I trained and created a J48 model using WEKA gui. I saved the model file to my computer and now I would like to use it to classify a single instance in my Java code. I would like to get a prediction for the attribute "cluster". What I do is the following:
public void classify(double lat, double lon, double co)
{
// Create attributes to be used with classifiers
Attribute latitude = new Attribute("latitude");
Attribute longitude = new Attribute("longitude");
Attribute carbonmonoxide = new Attribute("co");
// Create instances for each pollutant with attribute values latitude, longitude and pollutant itself
inst_co = new DenseInstance(4);
// Set instance's values for the attributes "latitude", "longitude", and "pollutant concentration"
inst_co.setValue(latitude, lat);
inst_co.setValue(longitude, lon);
inst_co.setValue(carbonmonoxide, co);
inst_co.setMissing(cluster);
Classifier cls_co = (Classifier) weka.core.SerializationHelper.read("/CO_J48Model.model");//load classifier from file
// Test the model
double result = cls_co.classifyInstance(inst_co);
}
However, I get an IndexArrayOutofBoundsException on the line inst_co.setValue(latitude, lat);
. I couldn't find the reason for this exception. I will appreciate if someone could point me in the right direction.

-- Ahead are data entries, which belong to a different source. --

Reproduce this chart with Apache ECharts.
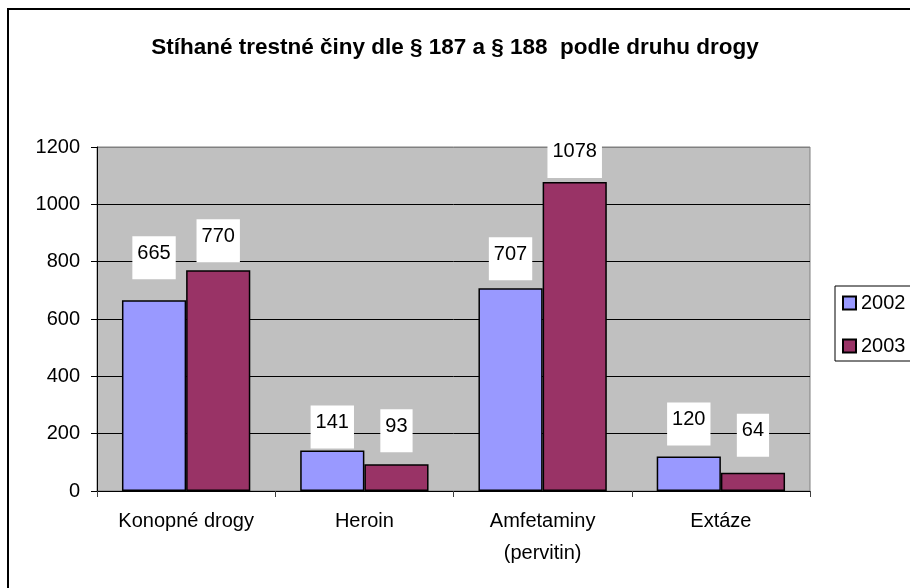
<!DOCTYPE html>
<html>
<head>
<meta charset="utf-8">
<script src="https://cdn.jsdelivr.net/npm/echarts@6/dist/echarts.min.js"></script>
<style>
  html, body { margin: 0; padding: 0; background: #fff; }
  #chart { width: 910px; height: 588px; }
</style>
</head>
<body>
<div id="chart"></div>
<script>
const categories = ['Konopné drogy', 'Heroin', 'Amfetaminy\n(pervitin)', 'Extáze'];
const years = ['2002', '2003'];
const values2002 = [665, 141, 707, 120];
const values2003 = [770, 93, 1078, 64];
const yTicks = [0, 200, 400, 600, 800, 1000, 1200];

// label lift above bar top (px) - labels in the original sit at uneven heights
const lift2002 = [21, 2, 8, 11];
const lift2003 = [8, 12, 4, 16];

const FONT = "'Liberation Sans', Arial, sans-serif";

function seriesData(values, lifts) {
  return values.map((v, i) => ({ value: v, label: { distance: lifts[i] } }));
}

const labelStyle = {
  show: true, position: 'top', color: '#000', fontFamily: FONT, fontSize: 20,
  backgroundColor: '#fff', padding: [7, 5, 16, 5], lineHeight: 20
};

const chart = echarts.init(document.getElementById('chart'));
chart.setOption({
  animation: false,
  backgroundColor: '#fff',
  title: {
    text: 'Stíhané trestné činy dle § 187 a § 188  podle druhu drogy',
    left: 'center', top: 31,
    textStyle: { fontFamily: FONT, fontSize: 22.5, fontWeight: 'bold', color: '#000' }
  },
  graphic: [{
    type: 'rect', z: -1, silent: true,
    shape: { x: 8, y: 9, width: 1000, height: 1000 },
    style: { fill: 'none', stroke: '#000', lineWidth: 2 }
  }],
  legend: {
    orient: 'vertical', left: 835, top: 286,
    data: years,
    icon: 'rect', itemWidth: 13, itemHeight: 13, itemGap: 23,
    padding: [7, 20, 5, 7],
    backgroundColor: '#fff', borderColor: '#000', borderWidth: 1,
    textStyle: { fontFamily: FONT, fontSize: 20, color: '#000' }
  },
  grid: {
    left: 97, top: 147, right: 100, bottom: 97,
    show: true, backgroundColor: '#C0C0C0', borderColor: '#808080', borderWidth: 1
  },
  xAxis: {
    type: 'category', data: categories,
    axisLine: { lineStyle: { color: '#000', width: 1 } },
    axisTick: { show: true, length: 6, lineStyle: { color: '#404040' } },
    axisLabel: { color: '#000', fontFamily: FONT, fontSize: 20, lineHeight: 32, margin: 14 }
  },
  yAxis: {
    type: 'value', min: yTicks[0], max: yTicks[yTicks.length - 1], interval: yTicks[1] - yTicks[0],
    axisLine: { show: true, lineStyle: { color: '#000', width: 1 } },
    axisTick: { show: true, length: 6, lineStyle: { color: '#000' } },
    axisLabel: { color: '#000', fontFamily: FONT, fontSize: 20, margin: 17, formatter: v => String(v) },
    splitLine: { show: true, lineStyle: { color: ['#000', '#000', '#000', '#000', '#000', '#000', '#808080'], width: 1 } }
  },
  series: [
    {
      name: years[0], type: 'bar', barGap: '0%', barCategoryGap: '28%',
      itemStyle: { color: '#9999FF', borderColor: '#000', borderWidth: 1.5 },
      label: labelStyle,
      data: seriesData(values2002, lift2002)
    },
    {
      name: years[1], type: 'bar', barGap: '0%', barCategoryGap: '28%',
      itemStyle: { color: '#993366', borderColor: '#000', borderWidth: 1.5 },
      label: labelStyle,
      data: seriesData(values2003, lift2003)
    }
  ]
});
</script>
</body>
</html>
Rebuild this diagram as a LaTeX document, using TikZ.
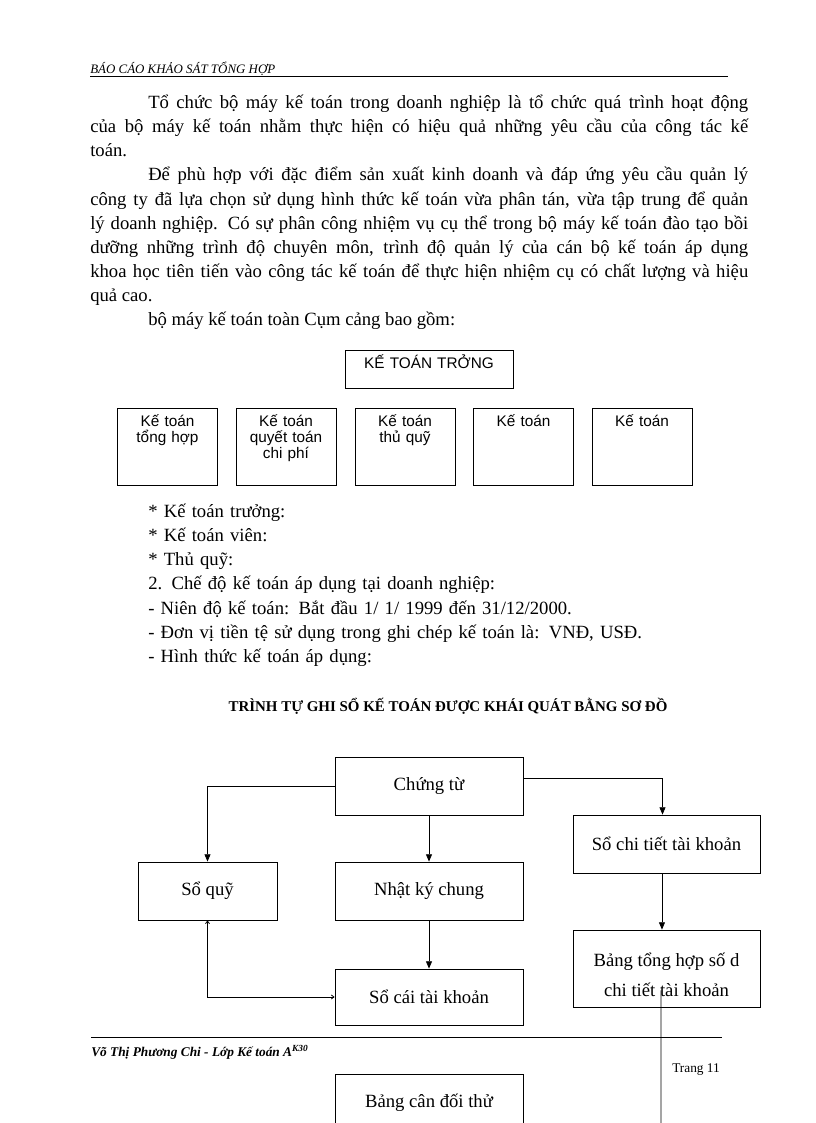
\documentclass[tikz,border=0pt]{standalone}
\usepackage{fontspec}
\setmainfont{Liberation Serif}
\newfontfamily\arialfont{Liberation Sans}
\usepackage{tikz}
\usetikzlibrary{arrows.meta, positioning}
\hyphenpenalty=10000
\exhyphenpenalty=10000

\begin{document}
\begin{tikzpicture}[
  x=0.75pt, y=-0.75pt,
  bodytext/.style={anchor=base west, inner sep=0pt, font=\fontsize{14}{18.1}\selectfont},
  orgbox/.style={draw, line width=0.6pt, inner sep=3pt, text width=69pt, align=center, font=\arialfont\fontsize{11.5}{12}\selectfont, text height=10.5pt, text depth=41.25pt},
  headbox/.style={orgbox, text width=120pt, text height=10.9pt, text depth=11.6pt},
  flowbox/.style={draw, line width=0.6pt, minimum width=141pt, minimum height=43.5pt, align=center, font=\fontsize{14}{22.5}\selectfont},
  flow/.style={-{Triangle[length=5.5pt,width=4.5pt]}, line width=0.6pt},
  link/.style={{Straight Barb[length=2pt,width=3pt]}-{Straight Barb[length=2pt,width=3pt]}, line width=0.6pt},
  pagerule/.style={line width=0.5pt}
]
\useasboundingbox (0,0) rectangle (816,1123);
\clip (0,0) rectangle (816,1123);

% Header
\node[anchor=base west, inner sep=0pt, font=\itshape\fontsize{9.7}{11}\selectfont] (header) at (90,74) {BÁO CÁO KHẢO SÁT TỔNG HỢP};
\draw[pagerule] (90,76.5) -- (728,76.5);

% Text
\node[bodytext, text width=493.5pt, align=justify] (intro) at (90,108.5) {%
\hspace*{43.5pt}Tổ chức bộ máy kế toán trong doanh nghiệp là tổ chức quá trình hoạt động\linebreak
của bộ máy kế toán nhằm thực hiện có hiệu quả những yêu cầu của công tác kế\linebreak
toán.\par
\hspace*{43.5pt}Để phù hợp với đặc điểm sản xuất kinh doanh và đáp ứng yêu cầu quản lý\linebreak
công ty đã lựa chọn sử dụng hình thức kế toán vừa phân tán, vừa tập trung để quản\linebreak
lý doanh nghiệp. Có sự phân công nhiệm vụ cụ thể trong bộ máy kế toán đào tạo bồi\linebreak
dưỡng những trình độ chuyên môn, trình độ quản lý của cán bộ kế toán áp dụng\linebreak
khoa học tiên tiến vào công tác kế toán để thực hiện nhiệm cụ có chất lượng và hiệu\linebreak
quả cao.\par
\hspace*{43.5pt}bộ máy kế toán toàn Cụm cảng bao gồm:};

% Org chart
\node[headbox] (ktt) at (429,369) {KẾ TOÁN TRỞNG};
\node[orgbox] (kt1) at (167.5,446.5) {Kế toán\\tổng hợp};
\node[orgbox] (kt2) at (286,446.5) {Kế toán\\quyết toán\\chi phí};
\node[orgbox] (kt3) at (405,446.5) {Kế toán\\thủ quỹ};
\node[orgbox] (kt4) at (523.5,446.5) {Kế toán};
\node[orgbox] (kt5) at (642,446.5) {Kế toán};

% List
\node[bodytext, text width=560pt, align=left] (duties) at (148,517.5) {%
{*} Kế toán trưởng:\\
{*} Kế toán viên:\\
{*} Thủ quỹ:\\
2. Chế độ kế toán áp dụng tại doanh nghiệp:\\
- Niên độ kế toán: Bắt đầu 1/ 1/ 1999 đến 31/12/2000.\\
- Đơn vị tiền tệ sử dụng trong ghi chép kế toán là: VNĐ, USĐ.\\
- Hình thức kế toán áp dụng:};

\node[anchor=base, inner sep=0pt, font=\bfseries\fontsize{11.2}{13}\selectfont] (title) at (448,711) {TRÌNH TỰ GHI SỔ KẾ TOÁN ĐƯỢC KHÁI QUÁT BẰNG SƠ ĐỒ};

% Flow chart
\node[flowbox] (ct) at (429,786) {Chứng từ};
\node[flowbox, minimum width=104.25pt] (sq) at (207.5,891) {Sổ quỹ};
\node[flowbox] (nkc) at (429,891) {Nhật ký chung};
\node[flowbox, minimum width=140.25pt] (sct) at (666.5,844) {Sổ chi tiết tài khoản};
\node[flowbox, minimum width=140.25pt, minimum height=57.75pt] (bth) at (666.5,968.5) {\rule{0pt}{20pt}Bảng tổng hợp số d\\chi tiết tài khoản};
\node[flowbox, minimum height=42pt] (sc) at (429,997) {Sổ cái tài khoản};
\node[flowbox] (bcd) at (429,1103) {Bảng cân đối thử};
\coordinate (cut) at (661,1130);

\draw[flow] (ct.west) -| (sq.north);
\draw[flow] (ct.south) -- (nkc.north);
\draw[flow] ([yshift=6pt]ct.east) -| ([xshift=-3pt]sct.north);
\draw[flow] ([xshift=-3.4pt]sct.south) -- ([xshift=-3.4pt]bth.north);
\draw[flow] (nkc.south) -- (sc.north);
\draw[link] (sq.south) |- (sc.west);
\draw[line width=0.6pt] ([xshift=-4.1pt,yshift=12.75pt]bth.south) -- (cut);

% Footer
\draw[pagerule] (91,1037.5) -- (722,1037.5);
\node[anchor=base west, inner sep=0pt, font=\bfseries\itshape\fontsize{10}{12}\selectfont] (author) at (91,1056) {Võ Thị Phương Chi - Lớp Kế toán A\textsuperscript{K30}};
\node[anchor=base west, inner sep=0pt, font=\fontsize{10}{12}\selectfont] (pageno) at (672,1072) {Trang 11};
\end{tikzpicture}
\end{document}
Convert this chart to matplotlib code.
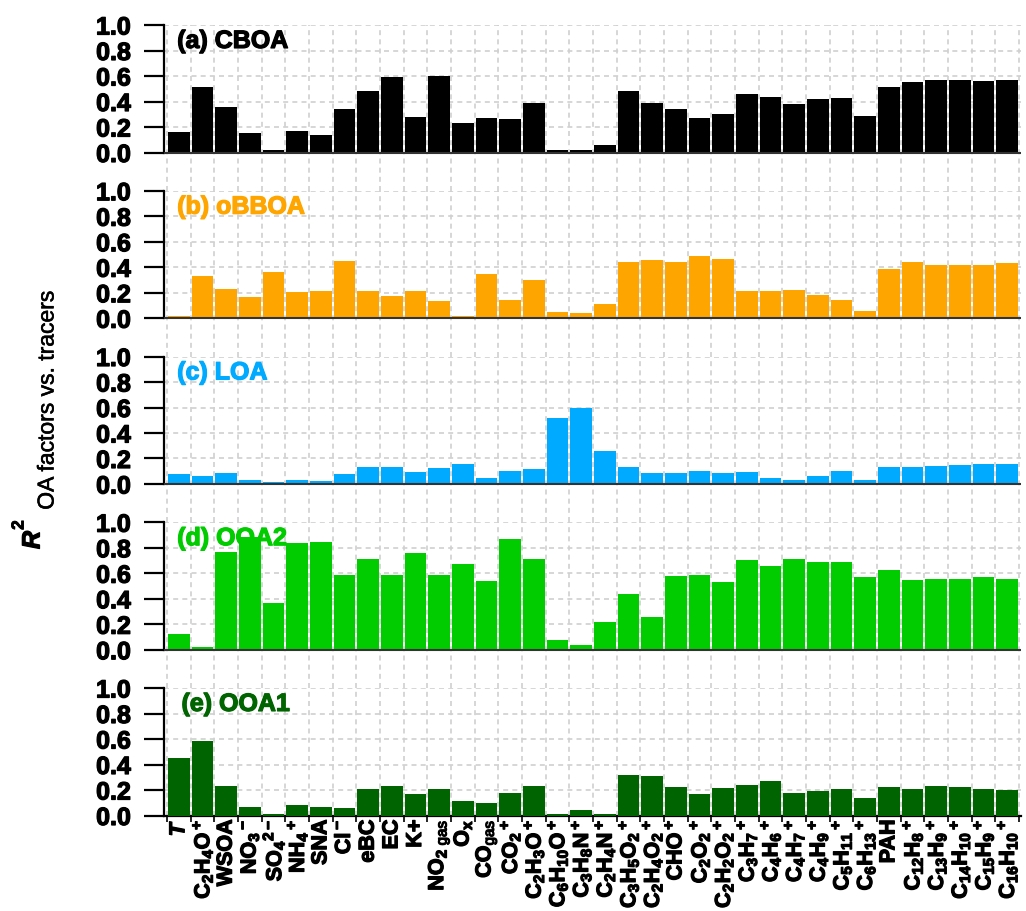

You need to add your inst_co to your data set, an Instances object. Following code should work.
import java.util.ArrayList;
import weka.classifiers.Classifier;
import weka.core.Attribute;
import weka.core.DenseInstance;
import weka.core.Instance;
import weka.core.Instances;
public class QuestionInstanceClassifiy {
public static void main(String[] args) {
QuestionInstanceClassifiy q = new QuestionInstanceClassifiy();
double result = q.classify(1.0d, 1, 1);
System.out.println(result);
}
private Instance inst_co;
public double classify(double lat, double lon, double co) {
// Create attributes to be used with classifiers
// Test the model
double result = -1;
try {
ArrayList<Attribute> attributeList = new ArrayList<Attribute>(2);
Attribute latitude = new Attribute("latitude");
Attribute longitude = new Attribute("longitude");
Attribute carbonmonoxide = new Attribute("co");
ArrayList<String> classVal = new ArrayList<String>();
classVal.add("ClassA");
classVal.add("ClassB");
attributeList.add(latitude);
attributeList.add(longitude);
attributeList.add(carbonmonoxide);
attributeList.add(new Attribute("@@class@@",classVal));
Instances data = new Instances("TestInstances",attributeList,0);
// Create instances for each pollutant with attribute values latitude,
// longitude and pollutant itself
inst_co = new DenseInstance(data.numAttributes());
data.add(inst_co);
// Set instance's values for the attributes "latitude", "longitude", and
// "pollutant concentration"
inst_co.setValue(latitude, lat);
inst_co.setValue(longitude, lon);
inst_co.setValue(carbonmonoxide, co);
// inst_co.setMissing(cluster);
// load classifier from file
Classifier cls_co = (Classifier) weka.core.SerializationHelper
.read("/CO_J48Model.model");
result = cls_co.classifyInstance(inst_co);
} catch (Exception e) {
// TODO Auto-generated catch block
e.printStackTrace();
}
return result;
}
}
You create data object from Instances. Add your instance to this data. After that you can set your values in Instance.
Instances data = new Instances("TestInstances",attributeList,0);
inst_co = new DenseInstance(data.numAttributes());
data.add(inst_co);
I suggest getting header information and Instances values from external file or creating this information only once.